‘It’s the most wonderful time of the year’, but does it always feel that way? Whether it’s your first Christmas settling in at your new address, or Barcelona’s local traditions are starting to feel familiar, the holidays can be the hardest time to be away from ‘home’. However, no matter where in the world you are, Christmas means time together as a family. While it’s not normally recommended to assume the role of couch potato and spend hours in front of the TV, watching one or two classic family films while the kids are off of school might be just what your family needs to relax and start a conversation about some of the big changes happening in your lives.
Not your usual film fare
Christmas wouldn’t be Christmas without Elf (2003), It’s a Wonderful Life (1946) and Love Actually (2003) making their annual appearance. That being said, why not branch out? Expand your viewing pleasure with these five family films that promise to teach as well as entertain this festive season.
The list has been carefully curated to delight every member of the family, while simultaneously creating the possibility for discussing your transition abroad. Examining the ideas of having to say goodbye, leaving behind all that’s familiar, struggling to fit in, and moving forward, these titles are all PG and contain wonderful lessons that are hard to teach in daily life. Once the credits roll, you can ask your youngsters and teens how they identify with the movie’s characters, and turn their trials and tribulations into a real life lesson on adaptation.
1. Paddington (2014)
An accident-prone bear from deepest Peru arrives in the UK searching for a home, but finds himself lost at Paddington station. Discovering a label around his neck, ‘Please look after this bear’, the Brown family makes Paddington feel welcome.
This film celebrates a modern London at its multicultural best. Try chatting afterwards about Barcelona’s own mix of cultures and different communities. Paddington’s initial loneliness upon arriving in a new place and the plot’s message of helping everybody to fit in apply to societies all over the world.
2. Inside Out (2015)
Introducing characters Joy, Sadness, Fear, Anger and Disgust, the five emotions that help 11-year-old Riley Andersen cope with her family’s move to San Francisco.
Inside Out is pure delight for ages 6 to 60. In its smart and funny way, the film shows how all our emotions serve a function in our everyday lives, and will help children gain a better understanding of their own mental world and how their range of emotions play an important role. Riley’s transition on-screen will help you discuss some of life’s challenges off-screen, such as growing up, not always getting your way, missing old friends, observing your parents struggle with their own problems, and managing negative emotions to try to find happiness in new situations. In the end, the film’s resolution proves that we’re never as alone as we think we are.

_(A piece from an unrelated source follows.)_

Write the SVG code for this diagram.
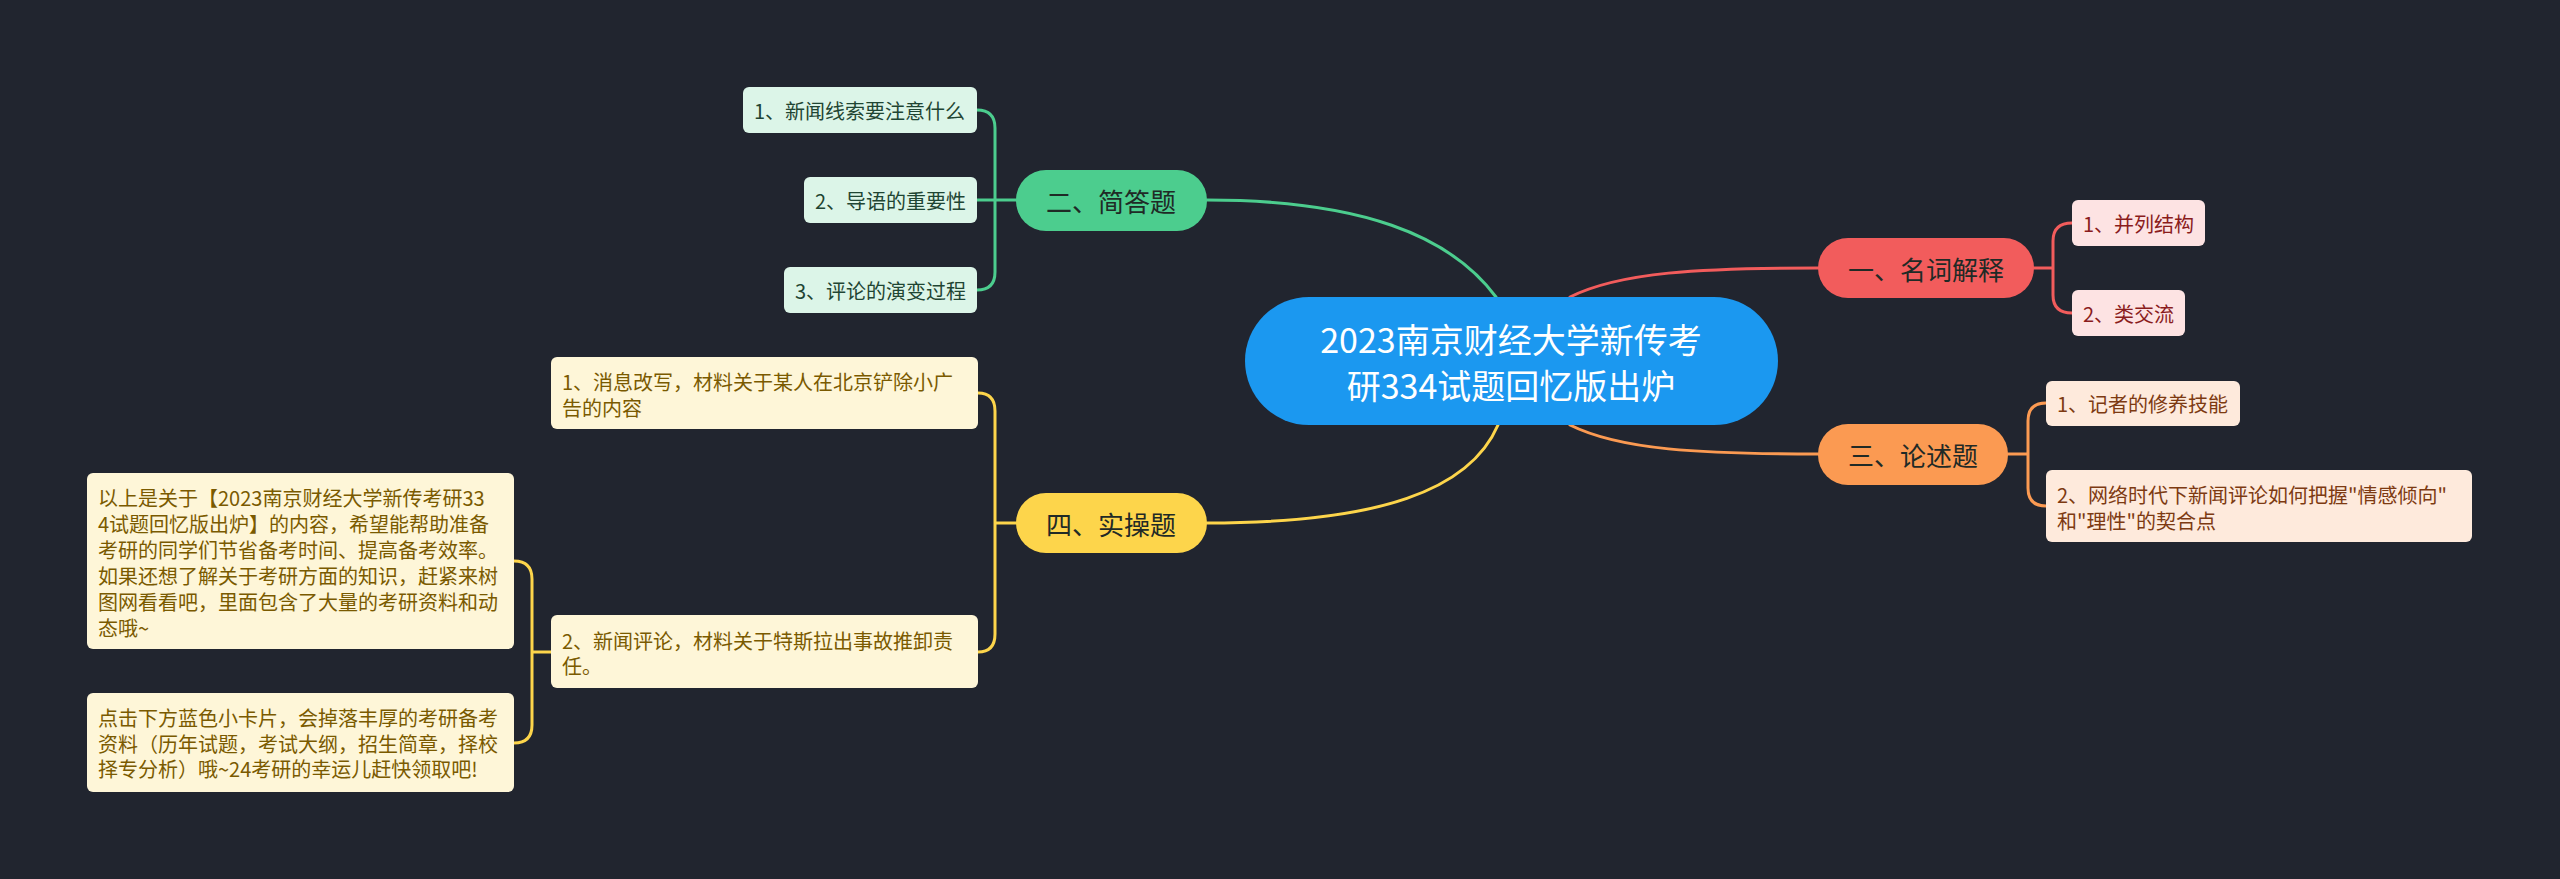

3. Kiki’s Delivery Service (1989)
Escape the recurring Disney/Pixar style and cosy up with this slice of Japanese anime from director Hayao Miyazaki, creator of the fantastic mystery Spirited Away (2001).
Kiki, the film’s star, is a witch in training. As the film progresses, a major theme becomes Kiki’s transition into adulthood. While being raised by loving parents who support her independence, Kiki is faced with problems common in adolescence such as finding a job, seeking acceptance and taking care of herself. Does this ring a bell with your teenagers?
When Kiki loses her ability to fly due to her own self-doubts, it is by far the worst crisis she has to face during the film. While your children may feel similarly self-conscious and vulnerable in a new neighbourhood and a new school, surrounded by people speaking a language they may or may not have a good command of, is it possible that such vulnerability can help them learn valuable lessons and better understand themselves?
4. Felix (2013)
Continuing to pursue hobbies that you’ve always enjoyed is an effective transition tool, allowing for life to stay somewhat the same. For 13-year-old Felix, music is one such interest. When he wins a scholarship to a prestigious school, he finds his world turned upside down, and music seems to be the only thing he can rely on, the only thing that gives him confidence. At one point, presented with an opportunity to do what he loves and possibly make a new group of friends in the process, Felix plucks up the courage to audition for his school’s jazz concert, even though he can’t read music. As his musical prowess grows, a notable talent for the saxophone wows his classmates.
See if this comedy-drama can spark a dialogue about reviving your kids’ previous hobbies, or what new extracurricular activities they can take up in 2018.
Winter wouldn’t be the same without the ‘lovable loser’, Charlie Brown. Your little ones might not recognise the cartoon character, but for those of you who remember the original comic strip, this animation serves those memories with affection. Reminisce as the original Peanuts gang comes together again and Charlie Brown starts a brand new school.
Featuring a schoolboy crush, belly laughs and adventures all around, this festive family film exemplifies universal messages of friendship, fitting in, dreaming big and winning the love of your life.
There are 8,760 hours in a year. Watching these five family films this holiday season will not only entertain those young and old, but will make you reconsider how you might use your time.